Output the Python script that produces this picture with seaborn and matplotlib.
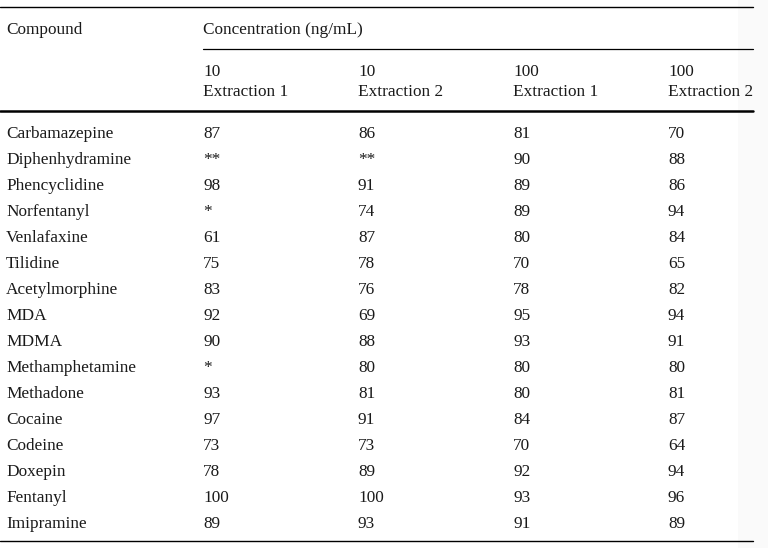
import pandas as pd
import seaborn as sns
import matplotlib
matplotlib.use("Agg")
import matplotlib.pyplot as plt

# ---- table values ----
compounds = ["Carbamazepine", "Diphenhydramine", "Phencyclidine", "Norfentanyl",
             "Venlafaxine", "Tilidine", "Acetylmorphine", "MDA", "MDMA",
             "Methamphetamine", "Methadone", "Cocaine", "Codeine", "Doxepin",
             "Fentanyl", "Imipramine"]
c10_ext1 = ["87", "**", "98", "*", "61", "75", "83", "92", "90", "*", "93", "97", "73", "78", "100", "89"]
c10_ext2 = ["86", "**", "91", "74", "87", "78", "76", "69", "88", "80", "81", "91", "73", "89", "100", "93"]
c100_ext1 = ["81", "90", "89", "89", "80", "70", "78", "95", "93", "80", "80", "84", "70", "92", "93", "91"]
c100_ext2 = ["70", "88", "86", "94", "84", "65", "82", "94", "91", "80", "81", "87", "64", "94", "96", "89"]

col_heads = ["10\nExtraction 1", "10\nExtraction 2", "100\nExtraction 1", "100\nExtraction 2"]

df = pd.DataFrame({"Compound": compounds,
                   col_heads[0]: c10_ext1, col_heads[1]: c10_ext2,
                   col_heads[2]: c100_ext1, col_heads[3]: c100_ext2})

sns.set_theme(style="white")
plt.rcParams["font.family"] = ["Liberation Serif", "DejaVu Serif"]

fig = plt.figure(figsize=(7.68, 5.48), dpi=100)
ax = fig.add_axes([0, 0, 1, 1])
ax.set_xlim(0, 768)
ax.set_ylim(548, 0)
ax.axis("off")

# faint page shadow on the right
ax.axvspan(738, 768, color="#fafafa", lw=0, zorder=0)

fs = 12.4
tc = "#1a1a1a"
col_x = [203, 358, 513, 668]
dy = 2  # baseline nudge

# header
ax.text(6, 28 + dy, "Compound", fontsize=fs, color=tc, va="center")
ax.text(203, 28 + dy, "Concentration (ng/mL)", fontsize=fs, color=tc, va="center")
for x, h in zip(col_x, col_heads):
    top, bottom = h.split("\n")
    ax.text(x, 70 + dy, top, fontsize=fs, color=tc, va="center")
    ax.text(x, 90 + dy, bottom, fontsize=fs, color=tc, va="center")

# rules
ax.plot([0, 753], [7, 7], color="black", lw=1.0)
ax.plot([203, 753], [49, 49], color="black", lw=0.9)
ax.plot([0, 753], [111, 111], color="black", lw=1.8)
ax.plot([0, 753], [541, 541], color="black", lw=1.0)

# body
for i, row in df.iterrows():
    y = 132 + 26 * i + dy
    ax.text(6, y, row["Compound"], fontsize=fs, color=tc, va="center")
    for x, h in zip(col_x, col_heads):
        ax.text(x, y, row[h], fontsize=fs, color=tc, va="center")

fig.savefig("out.png", dpi=100)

* * * *

Begin at the top of the material above and output each line exactly, stopping after the line that holds "import matplotlib.pyplot as plt". Leave out pictures.

Output the Python script that produces this picture with seaborn and matplotlib.
import pandas as pd
import seaborn as sns
import matplotlib
matplotlib.use("Agg")
import matplotlib.pyplot as plt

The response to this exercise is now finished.